- [WRITTEN TASK] From the first line of the entries below through the line bearing "(0,0) rectangle (1050,845);", write out each line exactly. Omit pictures.

------ RECORDED INFORMATION

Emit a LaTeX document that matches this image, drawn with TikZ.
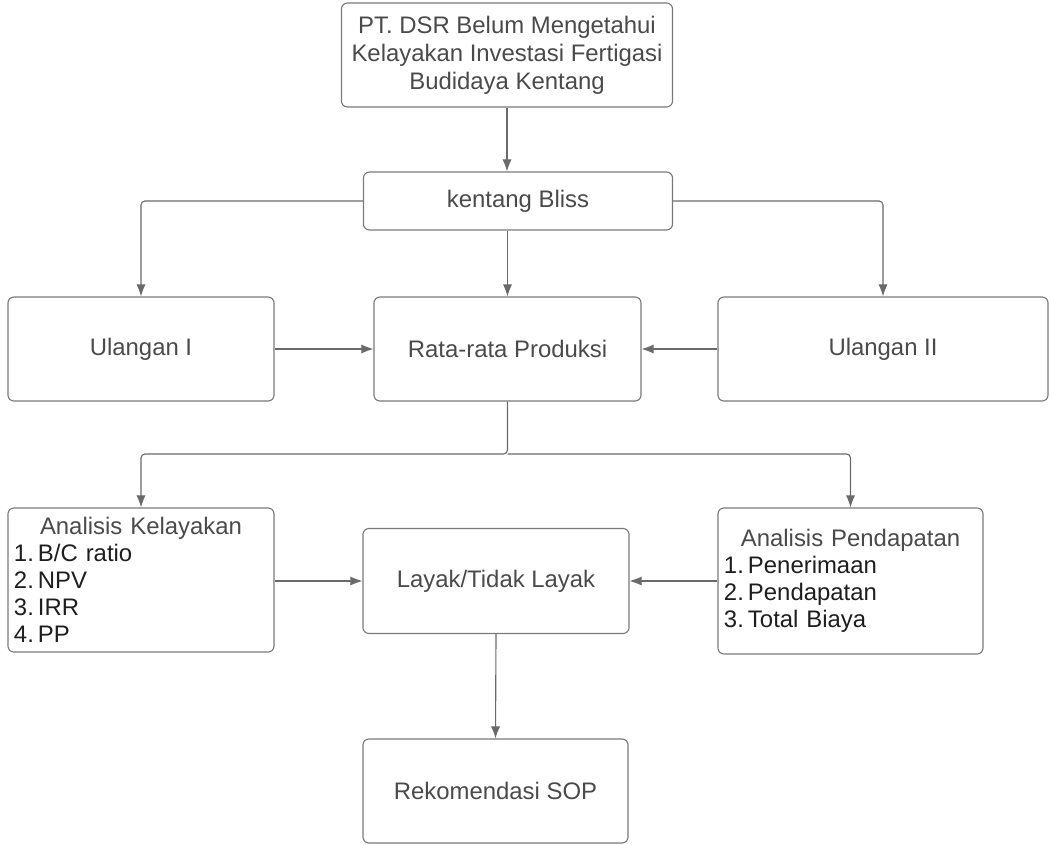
\documentclass[tikz,border=0pt]{standalone}
\usepackage{fontspec}
\setmainfont{Liberation Sans}
\usetikzlibrary{arrows.meta}

\definecolor{boxline}{HTML}{7A7A7A}
\definecolor{boxtext}{HTML}{4A4A4A}
\definecolor{itemtext}{HTML}{1E1E1E}
\definecolor{arrowline}{HTML}{6A6A6A}

\newcommand{\listitem}[2]{\makebox[0.6cm][l]{\color{itemtext}#1}{\color{itemtext}#2}}

\begin{document}
\begin{tikzpicture}[x=0.025cm, y=-0.025cm, >={Latex[length=3mm,width=2.3mm]},
		box/.style={draw=boxline, line width=0.8pt, rounded corners=0.15cm, fill=white,
				text=boxtext, align=center, inner sep=0.15cm,
				font=\fontsize{17}{19.8}\selectfont},
		listbox/.style={box, align=left, font=\fontsize{17}{19.2}\selectfont},
		flow/.style={->, draw=arrowline, line width=0.8pt, rounded corners=0.1cm}]
		\useasboundingbox (0,0) rectangle (1050,845);

		% boxes
		\node[box, minimum width=8.275cm, minimum height=2.6cm] (masalah) at (507,55)
			{PT. DSR Belum Mengetahui\\Kelayakan Investasi Fertigasi\\Budidaya Kentang};
		\node[box, minimum width=7.725cm, minimum height=1.45cm] (kentang) at (518,201) {kentang Bliss};
		\node[box, minimum width=6.65cm, minimum height=2.6cm] (ulang1) at (141,349) {Ulangan I};
		\node[box, minimum width=6.675cm, minimum height=2.6cm] (rata) at (507.5,349) {Rata-rata Produksi};
		\node[box, minimum width=8.25cm, minimum height=2.6cm] (ulang2) at (883,349) {Ulangan II};
		\node[listbox, text width=6.35cm, minimum height=3.6cm] (kelayakan) at (141,580)
			{\makebox[\hsize][c]{Analisis Kelayakan}\\
			\listitem{1.}{B/C ratio}\\
			\listitem{2.}{NPV}\\
			\listitem{3.}{IRR}\\
			\listitem{4.}{PP}};
		\node[box, minimum width=6.65cm, minimum height=2.625cm] (layak) at (496,581) {Layak/Tidak Layak};
		\node[listbox, text width=6.325cm, minimum height=3.65cm] (pendapatan) at (850.5,581)
			{\makebox[\hsize][c]{Analisis Pendapatan}\\
			\listitem{1.}{Penerimaan}\\
			\listitem{2.}{Pendapatan}\\
			\listitem{3.}{Total Biaya}};
		\node[box, minimum width=6.625cm, minimum height=2.6cm] (sop) at (495.5,791) {Rekomendasi SOP};

		% connectors
		\draw[flow] (masalah.south) -- (masalah.south |- kentang.north);
		\draw[flow] (kentang.west) -| (ulang1.north);
		\draw[flow] (kentang.east) -| (ulang2.north);
		\draw[flow] (kentang.south -| rata.north) -- (rata.north);
		\draw[flow] (ulang1.east) -- (rata.west);
		\draw[flow] (ulang2.west) -- (rata.east);
		\coordinate (cabang) at (507.5,454);
		\draw[flow] (rata.south) -- (cabang) -| (kelayakan.north);
		\draw[flow] (cabang) -| (pendapatan.north);
		\draw[flow] (kelayakan.east |- layak.west) -- (layak.west);
		\draw[flow] (pendapatan.west |- layak.east) -- (layak.east);
		\draw[flow] (layak.south) -- (sop.north);
	\end{tikzpicture}
\end{document}
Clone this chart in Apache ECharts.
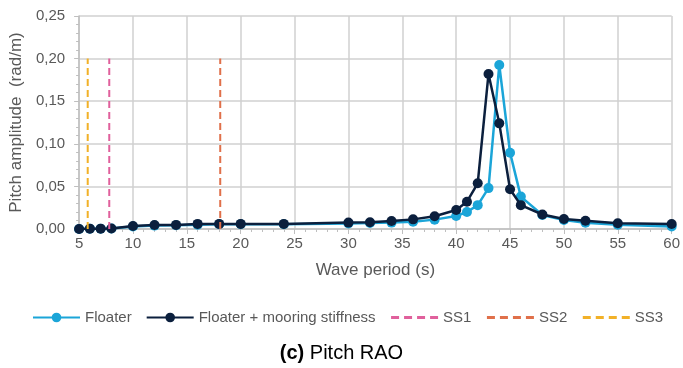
<!DOCTYPE html>
<html><head><meta charset="utf-8">
<script src="https://cdn.jsdelivr.net/npm/echarts@6/dist/echarts.min.js"></script>
<style>html,body{margin:0;padding:0;background:#fff}#c{width:683px;height:368px}</style>
</head><body><div id="c"></div>
<script>
const periods = [5,6,7,8,10,12,14,16,18,20,24,30,32,34,36,38,40,41,42,43,44,45,46,48,50,52,55,60];
const floater = [0,0.0003,0.0004,0.0005,0.003,0.004,0.0045,0.005,0.0055,0.0055,0.0055,0.0065,0.007,0.0075,0.0085,0.011,0.0153,0.020,0.028,0.048,0.1925,0.0896,0.038,0.0164,0.0106,0.0074,0.005,0.003];
const mooring = [0,0.0004,0.0004,0.0005,0.0035,0.0047,0.0048,0.006,0.006,0.006,0.006,0.0075,0.008,0.0094,0.0113,0.015,0.0223,0.032,0.0536,0.182,0.124,0.0466,0.028,0.017,0.0117,0.0097,0.0067,0.0059];
const seaStateNames = ['SS1','SS2','SS3'];
const seaStatePeriods = [7.8, 18.1, 5.8];
const seaStateTop = 0.20;
const seaStateColors = ['#e0609c','#e0704a','#f2b128'];

const pts = (xs, ys) => xs.map((x,i)=>[x, ys[i]]);
const gray = '#595959';
const series = [
  {name:'Floater', type:'line', data:pts(periods,floater), symbol:'circle', symbolSize:10,
   itemStyle:{color:'#1ba5d8'}, lineStyle:{color:'#1ba5d8', width:2.5}, z:2},
  {name:'Floater + mooring stiffness', type:'line', data:pts(periods,mooring), symbol:'circle', symbolSize:10,
   itemStyle:{color:'#0b1f3d'}, lineStyle:{color:'#0b1f3d', width:2.5}, z:3}
];
seaStateNames.forEach((n,i)=>{
  series.push({name:n, type:'line', symbol:'none', z:4,
    data:[[seaStatePeriods[i],0],[seaStatePeriods[i],seaStateTop]],
    itemStyle:{color:seaStateColors[i]},
    lineStyle:{color:seaStateColors[i], width:2, type:[7,4]}});
});
const legendData = [{name:'Floater'},{name:'Floater + mooring stiffness'}].concat(
  seaStateNames.map((n,i)=>({name:n, itemStyle:{color:'rgba(0,0,0,0)', borderWidth:0, opacity:0},
    lineStyle:{color:seaStateColors[i], width:3, type:[8,5]}})));
const chart = echarts.init(document.getElementById('c'));
chart.setOption({
  animation:false,
  textStyle:{fontFamily:'Liberation Sans, Arial, sans-serif'},
  grid:{left:78, right:9, top:16, bottom:139},
  title:{text:'{b|(c)} Pitch RAO', left:'center', top:338,
    textStyle:{rich:{b:{fontWeight:'bold', fontSize:20, color:'#000', fontFamily:'Liberation Sans, Arial, sans-serif'}},
      fontSize:20, fontWeight:'normal', color:'#000', fontFamily:'Liberation Sans, Arial, sans-serif'}},
  legend:{left:32, top:310, padding:0, itemWidth:47, itemHeight:12, itemGap:14,
    textStyle:{fontSize:15, color:gray},
    data:legendData},
  xAxis:{type:'value', min:5, max:60, interval:5,
    name:'Wave period (s)', nameLocation:'middle', nameGap:33,
    nameTextStyle:{fontSize:17, color:gray},
    axisLine:{lineStyle:{color:'#bfbfbf', width:1.5}},
    axisTick:{show:true, length:5, lineStyle:{color:'#bfbfbf'}},
    minorTick:{show:true, splitNumber:5, length:3, lineStyle:{color:'#bfbfbf'}},
    axisLabel:{fontSize:15, color:gray, margin:7},
    splitLine:{show:true, lineStyle:{color:'#d0d0d0', width:1.5}}},
  yAxis:{type:'value', min:0, max:0.25, interval:0.05,
    name:'Pitch amplitude  (rad/m)', nameLocation:'middle', nameGap:49,
    nameTextStyle:{fontSize:17, color:gray},
    axisLine:{show:true, lineStyle:{color:'#bfbfbf', width:1.5}},
    axisTick:{show:true, length:5, lineStyle:{color:'#bfbfbf'}},
    minorTick:{show:true, splitNumber:5, length:3, lineStyle:{color:'#bfbfbf'}},
    axisLabel:{fontSize:15, color:gray, margin:14, formatter:v=>v.toFixed(2).replace('.',',')},
    splitLine:{show:true, lineStyle:{color:'#d0d0d0', width:1.5}}},
  series:series
});
</script></body></html>
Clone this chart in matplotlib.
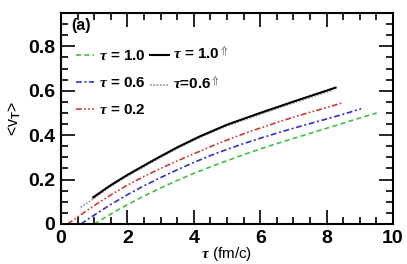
import matplotlib
matplotlib.use("Agg")
import matplotlib.pyplot as plt
from matplotlib.ticker import MultipleLocator

plt.rcParams['font.family'] = ['Liberation Sans', 'DejaVu Sans']
plt.rcParams['font.weight'] = 'bold'
plt.rcParams['mathtext.fontset'] = 'custom'
plt.rcParams['mathtext.it'] = 'Liberation Serif:italic'
plt.rcParams['mathtext.rm'] = 'Liberation Serif'
plt.rcParams['mathtext.sf'] = 'Liberation Sans:bold'

# values
tau_g = [1.0, 1.5, 2.0, 2.5, 3.0, 3.5, 4.0, 4.5, 5.0, 5.5, 6.0, 6.5, 7.0, 7.5, 8.0, 8.5, 9.0, 9.51]
vt_g = [0.0, 0.045, 0.087, 0.126, 0.162, 0.196, 0.228, 0.257, 0.285, 0.312, 0.338, 0.362,
        0.385, 0.408, 0.431, 0.454, 0.477, 0.500]

tau_b = [0.6, 1.0, 1.5, 2.0, 2.5, 3.0, 3.5, 4.0, 4.5, 5.0, 5.5, 6.0, 6.5, 7.0, 7.5, 8.0, 8.5, 9.04]
vt_b = [0.0, 0.040, 0.088, 0.132, 0.172, 0.209, 0.244, 0.277, 0.308, 0.336, 0.362, 0.386,
        0.409, 0.431, 0.452, 0.473, 0.494, 0.519]

tau_r = [0.2, 0.6, 1.0, 1.5, 2.0, 2.5, 3.0, 3.5, 4.0, 4.5, 5.0, 5.5, 6.0, 6.5, 7.0, 7.5, 8.0, 8.47]
vt_r = [0.0, 0.042, 0.083, 0.131, 0.175, 0.214, 0.250, 0.284, 0.316, 0.348, 0.378, 0.406,
        0.432, 0.457, 0.481, 0.503, 0.524, 0.545]

tau_k = [0.97, 1.48, 2.0, 2.83, 3.5, 4.19, 5.0, 6.0, 7.0, 8.27]
vt_k = [0.120, 0.173, 0.221, 0.291, 0.345, 0.395, 0.447, 0.500, 0.551, 0.614]

tau_gr = [0.59, 0.97, 1.48, 2.0, 2.83, 3.5, 4.19, 5.0, 6.0, 7.0, 8.2]
vt_gr = [0.075, 0.113, 0.168, 0.216, 0.286, 0.340, 0.390, 0.442, 0.494, 0.545, 0.604]

fig = plt.figure(figsize=(4.07, 2.64), dpi=100)
ax = fig.add_axes([61 / 407, 1 - 224 / 264, 332 / 407, 211 / 264])

lg, = ax.plot(tau_g, vt_g, color='#40c040', lw=1.2, dashes=(3, 2))
lb, = ax.plot(tau_b, vt_b, color='#3030c8', lw=1.2, dashes=(3.5, 1.6, 1.2, 1.6))
lr, = ax.plot(tau_r, vt_r, color='#d03838', lw=1.2, dashes=(3.5, 1.4, 1, 1.4, 1, 1.4))
lgr, = ax.plot(tau_gr, vt_gr, color='#a0a0a0', lw=1.3, ls=(0, (1, 0.8)))
lk, = ax.plot(tau_k, vt_k, color='black', lw=1.5)

ax.set_xlim(0, 10)
ax.set_ylim(0, 0.95)
ax.xaxis.set_minor_locator(MultipleLocator(0.5))
ax.yaxis.set_minor_locator(MultipleLocator(0.05))
ax.set_xticks([0, 2, 4, 6, 8, 10])
ax.set_xticklabels(['0', '2', '4', '6', '8', '10'])
ax.set_yticks([0, 0.2, 0.4, 0.6, 0.8])
ax.set_yticklabels(['0', '0.2', '0.4', '0.6', '0.8'])
ax.tick_params(which='both', direction='in', top=True, right=True, width=1.2)
ax.tick_params(which='major', length=10, labelsize=14, pad=4)
ax.tick_params(which='minor', length=5)
for s in ax.spines.values():
    s.set_linewidth(1.5)

ax.set_xlabel(r'$\tau$ (fm/c)', fontsize=11)
ax.xaxis.set_label_coords(0.5, -0.1)
ax.set_ylabel(r'<v$_{\mathsf{T}}$>', fontsize=11.5, labelpad=4)

ax.text(0.03, 0.975, '(a)', transform=ax.transAxes, fontsize=11.5, va='top')

handles = [lg, lb, lr, lk, lgr]
labels = [r'$\tau$ = 1.0', r'$\tau$ = 0.6', r'$\tau$ = 0.2',
          r'$\tau$ = 1.0$^{\Uparrow}$', r'$\tau$=0.6$^{\Uparrow}$']
ax.legend(handles, labels, ncol=2, loc='upper left', bbox_to_anchor=(0.045, 0.845),
          frameon=False, fontsize=11, handlelength=1.2, handletextpad=0.3,
          columnspacing=0.3, labelspacing=0.85, borderpad=0, borderaxespad=0)

fig.savefig('out.png', dpi=100)
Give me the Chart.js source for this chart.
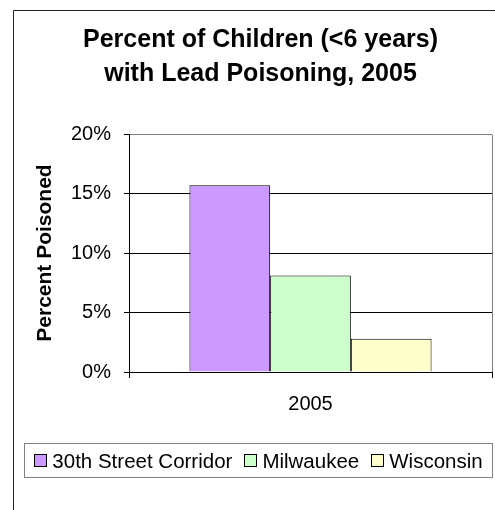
<!DOCTYPE html>
<html lang="en">
<head>
  <meta charset="UTF-8" />
  <title>Percent of Children with Lead Poisoning, 2005</title>
  <script src="https://cdn.jsdelivr.net/npm/chart.js"></script>
  <style>
    body {
      margin: 0;
      background: #fff;
      font-family: 'Liberation Sans', Arial, sans-serif;
    }

    #wrap {
      position: relative;
      width: 495px;
      height: 510px;
    }

    #legend {
      position: absolute;
      left: 24px;
      top: 443px;
      width: 469px;
      height: 35px;
      box-sizing: border-box;
      border: 1px solid #808080;
      display: flex;
      align-items: center;
      justify-content: center;
      gap: 12px;
      font-size: 20.5px;
      color: #000;
      white-space: nowrap;
    }

    #legend .item {
      display: flex;
      align-items: center;
    }

    #legend .swatch {
      width: 11px;
      height: 11px;
      border: 1px solid #000;
      margin-right: 5px;
    }
  </style>
</head>
<body>

<div id="wrap">
  <canvas id="leadChart" width="495" height="510"></canvas>
  <div id="legend"></div>
</div>

<script>
  const years = ['2005'];
  const areas = ['30th Street Corridor', 'Milwaukee', 'Wisconsin'];
  const corridorPct = [15.7];
  const milwaukeePct = [8.1];
  const wisconsinPct = [2.8];
  const yTicks = [0, 5, 10, 15, 20];

  const fills = ['#CC99FF', '#CCFFCC', '#FFFFCC'];
  const series = [corridorPct, milwaukeePct, wisconsinPct];

  // frame of the whole chart + grey right edge of the plot
  const framePlugin = {
    id: 'frame',
    beforeDraw(chart) {
      const ctx = chart.ctx;
      ctx.save();
      ctx.fillStyle = '#fff';
      ctx.fillRect(0, 0, chart.width, chart.height);
      ctx.strokeStyle = '#222';
      ctx.lineWidth = 1;
      ctx.beginPath();
      ctx.moveTo(13.5, chart.height);
      ctx.lineTo(13.5, 10.5);
      ctx.lineTo(chart.width, 10.5);
      ctx.stroke();
      ctx.restore();
    },
    afterDatasetsDraw(chart) {
      const a = chart.chartArea;
      const ctx = chart.ctx;
      ctx.save();
      ctx.strokeStyle = '#808080';
      ctx.lineWidth = 1;
      ctx.beginPath();
      ctx.moveTo(Math.round(a.right) + 0.5, Math.round(a.bottom));
      ctx.lineTo(Math.round(a.right) + 0.5, Math.round(a.top) + 0.5);
      ctx.stroke();
      ctx.restore();
    }
  };

  const ctx = document.getElementById('leadChart').getContext('2d');
  const chart = new Chart(ctx, {
    type: 'bar',
    data: {
      labels: years,
      datasets: areas.map((name, i) => ({
        label: name,
        data: series[i],
        backgroundColor: fills[i],
        borderColor: '#000',
        borderWidth: 1,
        categoryPercentage: 0.667,
        barPercentage: 1.0
      }))
    },
    options: {
      responsive: false,
      animation: false,
      layout: {
        padding: { top: 10, left: 29, right: 3, bottom: 0 }
      },
      plugins: {
        legend: { display: false },
        tooltip: { enabled: false },
        title: {
          display: true,
          text: ['Percent of Children (<6 years)', 'with Lead Poisoning, 2005'],
          color: '#000',
          font: { family: "'Liberation Sans', Arial, sans-serif", size: 25, weight: 'bold', lineHeight: 34 / 25 },
          padding: { top: 13, bottom: 43 }
        }
      },
      scales: {
        x: {
          afterFit(scale) { scale.height = 138; },
          grid: {
            drawOnChartArea: false,
            color: '#000',
            tickLength: 6
          },
          border: { color: '#000' },
          ticks: {
            color: '#000',
            padding: 14,
            font: { family: "'Liberation Sans', Arial, sans-serif", size: 20 }
          }
        },
        y: {
          min: 0,
          max: 20,
          afterFit(scale) { scale.width = 100; },
          afterBuildTicks(scale) {
            scale.ticks = yTicks.map(v => ({ value: v }));
          },
          grid: {
            color: c => (c.tick && c.tick.value === 20 ? '#808080' : '#000'),
            tickColor: '#000',
            tickLength: 5
          },
          border: { color: '#000' },
          ticks: {
            color: '#000',
            padding: 13,
            font: { family: "'Liberation Sans', Arial, sans-serif", size: 20 },
            callback: v => v + '%'
          },
          title: {
            display: true,
            text: 'Percent Poisoned',
            color: '#000',
            padding: { top: 4, bottom: 0 },
            font: { family: "'Liberation Sans', Arial, sans-serif", size: 21, weight: 'bold' }
          }
        }
      }
    },
    plugins: [framePlugin]
  });

  // legend box below the axis, built from the datasets
  const legendEl = document.getElementById('legend');
  chart.data.datasets.forEach(ds => {
    const item = document.createElement('span');
    item.className = 'item';
    const sw = document.createElement('span');
    sw.className = 'swatch';
    sw.style.background = ds.backgroundColor;
    const txt = document.createElement('span');
    txt.textContent = ds.label;
    item.appendChild(sw);
    item.appendChild(txt);
    legendEl.appendChild(item);
  });
</script>

</body>
</html>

------------

- [CORRECT ANSWER]
Emit a LaTeX document that matches this image, drawn with TikZ.
\documentclass[tikz,border=0pt]{standalone}
\usepackage{fontspec}
\setmainfont{Liberation Sans}
\usetikzlibrary{arrows.meta}

\definecolor{boxline}{HTML}{7A7A7A}
\definecolor{boxtext}{HTML}{4A4A4A}
\definecolor{itemtext}{HTML}{1E1E1E}
\definecolor{arrowline}{HTML}{6A6A6A}

\newcommand{\listitem}[2]{\makebox[0.6cm][l]{\color{itemtext}#1}{\color{itemtext}#2}}

\begin{document}
\begin{tikzpicture}[x=0.025cm, y=-0.025cm, >={Latex[length=3mm,width=2.3mm]},
		box/.style={draw=boxline, line width=0.8pt, rounded corners=0.15cm, fill=white,
				text=boxtext, align=center, inner sep=0.15cm,
				font=\fontsize{17}{19.8}\selectfont},
		listbox/.style={box, align=left, font=\fontsize{17}{19.2}\selectfont},
		flow/.style={->, draw=arrowline, line width=0.8pt, rounded corners=0.1cm}]
		\useasboundingbox (0,0) rectangle (1050,845);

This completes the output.